Infrastructure spending, on things such as bridges, dredged-out harbors, high-speed internet, paved streets, etc., is a good thing as long as we're building things that the general population will use. If we're building bridges out to the middle of the Atlantic Ocean, we will create jobs but get nothing in return for them.

Similarly, if we spend our government (tax) dollars on military, it has a return value up to a point. Keeping our shipping lanes safe from piracy is certainly a valuable exercise, but building weapons to defeat enemies that don't exist is wasteful.

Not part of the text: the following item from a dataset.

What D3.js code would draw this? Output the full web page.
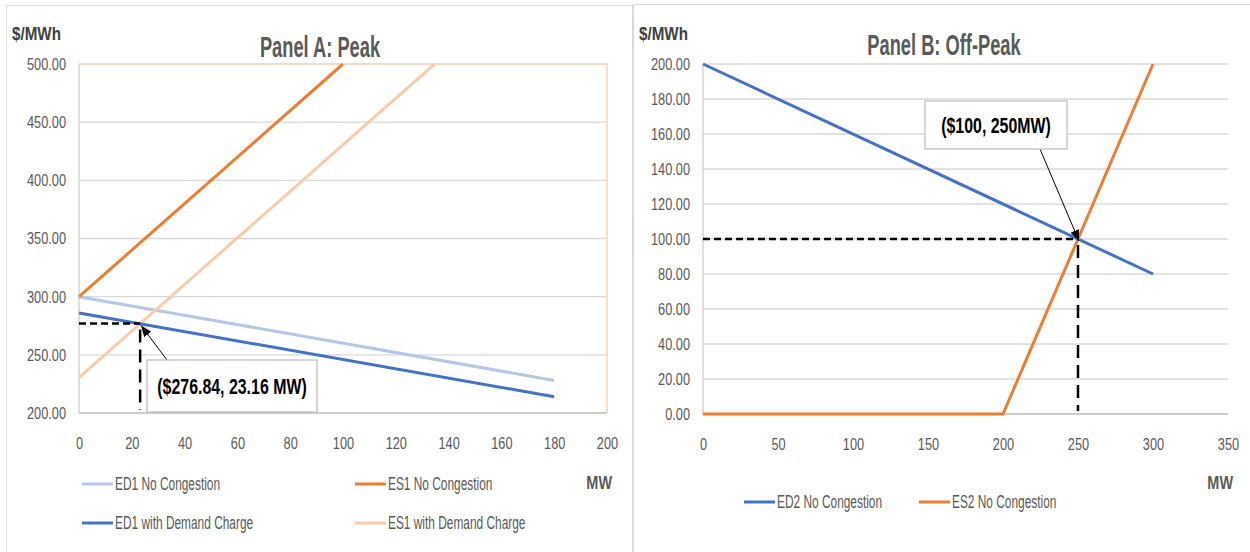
<!DOCTYPE html>
<html>
<head>
<meta charset="utf-8">
<script src="https://cdn.jsdelivr.net/npm/d3@7"></script>
<style>
  body { margin: 0; background: #fff; }
  svg text { font-family: "Liberation Sans", Arial, sans-serif; }
</style>
</head>
<body>
<script>
// Panel A data
var aXTicks = [0, 20, 40, 60, 80, 100, 120, 140, 160, 180, 200];
var aYTicks = [200, 250, 300, 350, 400, 450, 500];
var ed1NoCong = [[0, 300], [180, 228]];
var ed1Demand = [[0, 286], [180, 214]];
var es1NoCong = [[0, 300], [100, 500]];
var es1Demand = [[0, 230.5], [134.75, 500]];
var aPoint = [23.16, 276.84];
var aLabel = "($276.84, 23.16 MW)";

// Panel B data
var bXTicks = [0, 50, 100, 150, 200, 250, 300, 350];
var bYTicks = [0, 20, 40, 60, 80, 100, 120, 140, 160, 180, 200];
var ed2NoCong = [[0, 200], [300, 80]];
var es2NoCong = [[0, 0], [200, 0], [250, 100], [300, 200]];
var bPoint = [250, 100];
var bLabel = "($100, 250MW)";

var W = 1250, H = 552;
var svg = d3.select("body").append("svg").attr("width", W).attr("height", H);

svg.append("defs").append("marker")
  .attr("id", "arr").attr("viewBox", "0 0 10 10")
  .attr("refX", 10).attr("refY", 5)
  .attr("markerWidth", 11).attr("markerHeight", 9)
  .attr("markerUnits", "userSpaceOnUse")
  .attr("orient", "auto")
  .attr("preserveAspectRatio", "none")
  .append("path").attr("d", "M0,0 L10,5 L0,10 z").attr("fill", "#000");

// narrow text (the original font is condensed)
function txt(g, x, y, k, s) {
  return g.append("text")
    .attr("transform", "translate(" + x + "," + y + ") scale(" + k + ",1)")
    .text(s);
}

// panel frames
svg.append("rect").attr("x", 6.5).attr("y", 5.5).attr("width", 626).attr("height", 560)
  .attr("fill", "#fff").attr("stroke", "#d9d9d9");
svg.append("rect").attr("x", 633.5).attr("y", 4.5).attr("width", 630).attr("height", 560)
  .attr("fill", "#fff").attr("stroke", "#d9d9d9");

function panel(o) {
  var x = d3.scaleLinear().domain(o.xDom).range([o.x0, o.x1]);
  var y = d3.scaleLinear().domain(o.yDom).range([o.y0, o.y1]);
  var g = svg.append("g");

  // grid
  g.selectAll(".grid").data(o.yTicks).enter().append("line")
    .attr("x1", o.x0).attr("x2", o.x1)
    .attr("y1", function(d){ return y(d); }).attr("y2", function(d){ return y(d); })
    .attr("stroke", "#d9d9d9").attr("stroke-width", 1.3);

  if (o.frame) {
    g.append("path")
      .attr("d", "M" + o.x0 + "," + o.y1 + " L" + o.x1 + "," + o.y1 + " L" + o.x1 + "," + o.y0)
      .attr("fill", "none").attr("stroke", "#fbd5bd").attr("stroke-width", 1.6);
  }
  // axis lines
  g.append("line").attr("x1", o.x0).attr("x2", o.x0).attr("y1", o.y1).attr("y2", o.y0)
    .attr("stroke", "#d0cece").attr("stroke-width", 1.3);
  g.append("line").attr("x1", o.x0).attr("x2", o.x1).attr("y1", o.y0).attr("y2", o.y0)
    .attr("stroke", "#c9c4c4").attr("stroke-width", 1.5);

  // tick labels
  var ya = g.append("g").attr("transform", "translate(" + o.x0 + ",0)")
    .call(d3.axisLeft(y).tickValues(o.yTicks).tickSize(0).tickFormat(d3.format(".2f")));
  ya.selectAll("text").attr("x", 0).attr("transform", "translate(-13,0) scale(0.75,1)");
  var xa = g.append("g").attr("transform", "translate(0," + o.y0 + ")")
    .call(d3.axisBottom(x).tickValues(o.xTicks).tickSize(0).tickFormat(d3.format("d")));
  xa.selectAll("text").attr("y", 0).attr("transform", "translate(0,24) scale(0.75,1)");
  [ya, xa].forEach(function(a){
    a.select(".domain").remove();
    a.selectAll("text").attr("fill", "#595959").style("font-size", "17px");
  });

  var line = d3.line().x(function(d){ return x(d[0]); }).y(function(d){ return y(d[1]); });
  o.series.forEach(function(s){
    g.append("path").datum(s.data).attr("d", line)
      .attr("fill", "none").attr("stroke", s.color).attr("stroke-width", 3);
  });

  // dashed guides
  var px = x(o.point[0]), py = y(o.point[1]);
  g.append("line").attr("x1", o.x0).attr("x2", px).attr("y1", py).attr("y2", py)
    .attr("stroke", "#000").attr("stroke-width", 2.5).attr("stroke-dasharray", "7,4");
  g.append("line").attr("x1", px).attr("x2", px).attr("y1", py + 6).attr("y2", o.y0 - 3)
    .attr("stroke", "#000").attr("stroke-width", 2.5).attr("stroke-dasharray", "13,7");

  // callout
  var b = o.box;
  g.append("line").attr("x1", b.ax).attr("y1", b.ay).attr("x2", px + 1).attr("y2", py + 2)
    .attr("stroke", "#000").attr("stroke-width", 1).attr("marker-end", "url(#arr)");
  g.append("rect").attr("x", b.x).attr("y", b.y).attr("width", b.w).attr("height", b.h)
    .attr("fill", "#fff").attr("stroke", "#bfbfbf").attr("stroke-width", 1.3);
  txt(g, b.x + b.w / 2, b.y + b.h / 2 + 8, 0.74, o.label)
    .attr("text-anchor", "middle").attr("fill", "#000")
    .style("font-size", "21.5px").style("font-weight", "bold");

  // titles
  txt(g, o.titleX, o.titleY, 0.62, o.title).attr("text-anchor", "middle")
    .attr("fill", "#595959").style("font-size", "29.5px").style("font-weight", "bold");
  txt(g, o.unitX, 40, 0.8, "$/MWh")
    .attr("fill", "#404040").style("font-size", "19px").style("font-weight", "bold");
  txt(g, o.x1 + 5, 489, 0.78, "MW").attr("text-anchor", "end")
    .attr("fill", "#595959").style("font-size", "18.5px").style("font-weight", "bold");

  // legend
  o.legend.forEach(function(l){
    g.append("line").attr("x1", l.x).attr("x2", l.x + 31).attr("y1", l.y).attr("y2", l.y)
      .attr("stroke", l.color).attr("stroke-width", 3);
    txt(g, l.x + 33, l.y + 6, 0.68, l.name)
      .attr("fill", "#595959").style("font-size", "17.5px");
  });
}

panel({
  xDom: [0, 200], yDom: [200, 500], x0: 79, x1: 607, y0: 413, y1: 64,
  xTicks: aXTicks, yTicks: aYTicks, frame: true,
  series: [
    { data: ed1NoCong, color: "#b4c7e7" },
    { data: es1Demand, color: "#f8cbad" },
    { data: ed1Demand, color: "#4472c4" },
    { data: es1NoCong, color: "#ed7d31" }
  ],
  point: aPoint, label: aLabel,
  box: { x: 147, y: 360, w: 170, h: 52, ax: 167, ay: 360 },
  title: "Panel A: Peak", titleX: 320, titleY: 57, unitX: 12,
  legend: [
    { x: 82, y: 484, color: "#b4c7e7", name: "ED1 No Congestion" },
    { x: 355, y: 484, color: "#ed7d31", name: "ES1 No Congestion" },
    { x: 82, y: 523, color: "#4472c4", name: "ED1 with Demand Charge" },
    { x: 355, y: 523, color: "#f8cbad", name: "ES1 with Demand Charge" }
  ]
});

panel({
  xDom: [0, 350], yDom: [0, 200], x0: 703, x1: 1228, y0: 414, y1: 64,
  xTicks: bXTicks, yTicks: bYTicks, frame: false,
  series: [
    { data: ed2NoCong, color: "#4472c4" },
    { data: es2NoCong, color: "#ed7d31" }
  ],
  point: bPoint, label: bLabel,
  box: { x: 925, y: 101, w: 142, h: 48, ax: 1040, ay: 149 },
  title: "Panel B: Off-Peak", titleX: 944, titleY: 55, unitX: 639,
  legend: [
    { x: 744, y: 502, color: "#4472c4", name: "ED2 No Congestion" },
    { x: 919, y: 502, color: "#ed7d31", name: "ES2 No Congestion" }
  ]
});
</script>
</body>
</html>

It seems pointless to have a discussion about how big government should be, just as it's pointless to have a discussion about how big a car should be. Let's first talk about the goals, and then discuss the means to those ends. If what we're doing is counterproductive (discourages private investment) or fails to give a reasonable return on the public investment (bridges to the middle of the ocean) then we should re-evaluate the means to the mutually agreed upon ends.

nyb said...

Modern federal government spending is simply the notion that some people far away in Washington, D.C. know better how to spend other people's money than the people in the individual states / municipalities.

I agree, government spending is necessary for things such as police departments, and to some extent, a military.

However, my beef is that the spending is happening at the *national* level, rather than the state / local level, and more importantly - that the spending is done *on credit*!!

People are amazingly resourceful and innovative, if left alone. Localities and States are much closer to the problems, and can attack them from different angles. A top-down solution imposed from on high is not the answer.